■ **CHALLENGE**: Your task is to repeat all of the data exactly while excluding the pictures.

■ **DATA PROVIDED**:

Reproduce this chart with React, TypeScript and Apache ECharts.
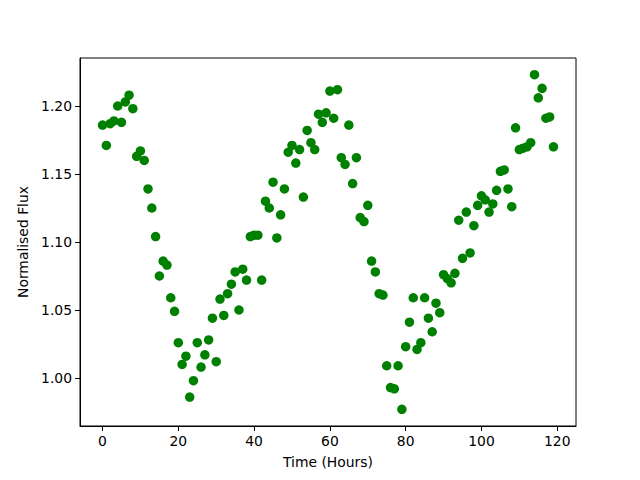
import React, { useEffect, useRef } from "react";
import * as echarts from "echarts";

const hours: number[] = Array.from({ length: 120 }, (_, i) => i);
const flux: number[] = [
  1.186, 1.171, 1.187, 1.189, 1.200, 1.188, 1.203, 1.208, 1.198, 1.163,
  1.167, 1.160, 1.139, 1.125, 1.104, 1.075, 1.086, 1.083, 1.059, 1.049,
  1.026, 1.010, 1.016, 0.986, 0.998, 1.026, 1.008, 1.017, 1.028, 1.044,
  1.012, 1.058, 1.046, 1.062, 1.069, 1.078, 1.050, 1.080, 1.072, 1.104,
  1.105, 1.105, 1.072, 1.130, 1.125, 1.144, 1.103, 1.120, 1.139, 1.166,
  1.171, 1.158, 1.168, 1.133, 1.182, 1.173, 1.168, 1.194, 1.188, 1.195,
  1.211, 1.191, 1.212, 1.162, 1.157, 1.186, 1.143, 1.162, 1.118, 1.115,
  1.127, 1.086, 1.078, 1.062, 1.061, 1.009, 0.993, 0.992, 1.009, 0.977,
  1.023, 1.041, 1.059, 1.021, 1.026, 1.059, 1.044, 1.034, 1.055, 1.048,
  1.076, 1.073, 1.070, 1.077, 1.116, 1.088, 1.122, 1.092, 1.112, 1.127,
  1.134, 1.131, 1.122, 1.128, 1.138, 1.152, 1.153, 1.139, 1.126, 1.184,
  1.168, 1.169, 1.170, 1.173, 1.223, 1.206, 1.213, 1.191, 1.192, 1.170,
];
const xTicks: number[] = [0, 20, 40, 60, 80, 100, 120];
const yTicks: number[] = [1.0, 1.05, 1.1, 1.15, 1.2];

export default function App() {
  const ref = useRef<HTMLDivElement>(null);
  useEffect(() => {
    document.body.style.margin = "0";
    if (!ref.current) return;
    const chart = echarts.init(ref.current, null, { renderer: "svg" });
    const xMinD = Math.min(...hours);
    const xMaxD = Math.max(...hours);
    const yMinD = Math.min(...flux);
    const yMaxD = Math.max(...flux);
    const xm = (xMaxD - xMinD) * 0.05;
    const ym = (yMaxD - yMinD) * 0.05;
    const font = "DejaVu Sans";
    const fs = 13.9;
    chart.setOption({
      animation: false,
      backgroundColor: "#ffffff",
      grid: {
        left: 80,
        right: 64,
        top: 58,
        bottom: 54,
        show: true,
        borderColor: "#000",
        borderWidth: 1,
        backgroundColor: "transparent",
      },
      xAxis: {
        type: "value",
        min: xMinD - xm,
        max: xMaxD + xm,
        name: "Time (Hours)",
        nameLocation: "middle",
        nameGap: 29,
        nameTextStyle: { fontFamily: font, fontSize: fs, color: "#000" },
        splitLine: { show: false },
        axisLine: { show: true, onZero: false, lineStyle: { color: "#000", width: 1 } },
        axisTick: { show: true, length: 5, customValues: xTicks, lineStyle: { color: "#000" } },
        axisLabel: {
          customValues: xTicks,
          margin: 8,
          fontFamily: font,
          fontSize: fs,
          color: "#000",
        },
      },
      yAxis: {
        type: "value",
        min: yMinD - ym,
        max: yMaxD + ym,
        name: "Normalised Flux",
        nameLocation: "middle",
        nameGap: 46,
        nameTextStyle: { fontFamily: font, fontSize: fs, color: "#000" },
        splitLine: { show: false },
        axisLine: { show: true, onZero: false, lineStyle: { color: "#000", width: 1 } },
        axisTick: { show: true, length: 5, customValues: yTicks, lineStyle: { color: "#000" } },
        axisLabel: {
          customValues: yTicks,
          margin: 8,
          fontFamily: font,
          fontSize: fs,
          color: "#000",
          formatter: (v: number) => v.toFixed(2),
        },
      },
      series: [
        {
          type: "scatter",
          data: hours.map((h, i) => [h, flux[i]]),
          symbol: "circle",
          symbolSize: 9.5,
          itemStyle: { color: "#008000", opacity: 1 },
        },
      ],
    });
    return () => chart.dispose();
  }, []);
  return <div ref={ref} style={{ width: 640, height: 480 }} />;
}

■ **WRITTEN SOLUTION**:
Reproduce this chart with React, TypeScript and Apache ECharts.
import React, { useEffect, useRef } from "react";
import * as echarts from "echarts";

const hours: number[] = Array.from({ length: 120 }, (_, i) => i);
const flux: number[] = [
  1.186, 1.171, 1.187, 1.189, 1.200, 1.188, 1.203, 1.208, 1.198, 1.163,
  1.167, 1.160, 1.139, 1.125, 1.104, 1.075, 1.086, 1.083, 1.059, 1.049,
  1.026, 1.010, 1.016, 0.986, 0.998, 1.026, 1.008, 1.017, 1.028, 1.044,
  1.012, 1.058, 1.046, 1.062, 1.069, 1.078, 1.050, 1.080, 1.072, 1.104,
  1.105, 1.105, 1.072, 1.130, 1.125, 1.144, 1.103, 1.120, 1.139, 1.166,
  1.171, 1.158, 1.168, 1.133, 1.182, 1.173, 1.168, 1.194, 1.188, 1.195,
  1.211, 1.191, 1.212, 1.162, 1.157, 1.186, 1.143, 1.162, 1.118, 1.115,
  1.127, 1.086, 1.078, 1.062, 1.061, 1.009, 0.993, 0.992, 1.009, 0.977,
  1.023, 1.041, 1.059, 1.021, 1.026, 1.059, 1.044, 1.034, 1.055, 1.048,
  1.076, 1.073, 1.070, 1.077, 1.116, 1.088, 1.122, 1.092, 1.112, 1.127,
  1.134, 1.131, 1.122, 1.128, 1.138, 1.152, 1.153, 1.139, 1.126, 1.184,
  1.168, 1.169, 1.170, 1.173, 1.223, 1.206, 1.213, 1.191, 1.192, 1.170,
];
const xTicks: number[] = [0, 20, 40, 60, 80, 100, 120];
const yTicks: number[] = [1.0, 1.05, 1.1, 1.15, 1.2];

export default function App() {
  const ref = useRef<HTMLDivElement>(null);
  useEffect(() => {
    document.body.style.margin = "0";
    if (!ref.current) return;
    const chart = echarts.init(ref.current, null, { renderer: "svg" });
    const xMinD = Math.min(...hours);
    const xMaxD = Math.max(...hours);
    const yMinD = Math.min(...flux);
    const yMaxD = Math.max(...flux);
    const xm = (xMaxD - xMinD) * 0.05;
    const ym = (yMaxD - yMinD) * 0.05;
    const font = "DejaVu Sans";
    const fs = 13.9;
    chart.setOption({
      animation: false,
      backgroundColor: "#ffffff",
      grid: {
        left: 80,
        right: 64,
        top: 58,
        bottom: 54,
        show: true,
        borderColor: "#000",
        borderWidth: 1,
        backgroundColor: "transparent",
      },
      xAxis: {
        type: "value",
        min: xMinD - xm,
        max: xMaxD + xm,
        name: "Time (Hours)",
        nameLocation: "middle",
        nameGap: 29,
        nameTextStyle: { fontFamily: font, fontSize: fs, color: "#000" },
        splitLine: { show: false },
        axisLine: { show: true, onZero: false, lineStyle: { color: "#000", width: 1 } },
        axisTick: { show: true, length: 5, customValues: xTicks, lineStyle: { color: "#000" } },
        axisLabel: {
          customValues: xTicks,
          margin: 8,
          fontFamily: font,
          fontSize: fs,
          color: "#000",
        },
      },
      yAxis: {
        type: "value",
        min: yMinD - ym,
        max: yMaxD + ym,
        name: "Normalised Flux",
        nameLocation: "middle",
        nameGap: 46,
        nameTextStyle: { fontFamily: font, fontSize: fs, color: "#000" },
        splitLine: { show: false },
        axisLine: { show: true, onZero: false, lineStyle: { color: "#000", width: 1 } },
        axisTick: { show: true, length: 5, customValues: yTicks, lineStyle: { color: "#000" } },
        axisLabel: {
          customValues: yTicks,
          margin: 8,
          fontFamily: font,
          fontSize: fs,
          color: "#000",
          formatter: (v: number) => v.toFixed(2),
        },
      },
      series: [
        {
          type: "scatter",
          data: hours.map((h, i) => [h, flux[i]]),
          symbol: "circle",
          symbolSize: 9.5,
          itemStyle: { color: "#008000", opacity: 1 },
        },
      ],
    });
    return () => chart.dispose();
  }, []);
  return <div ref={ref} style={{ width: 640, height: 480 }} />;
}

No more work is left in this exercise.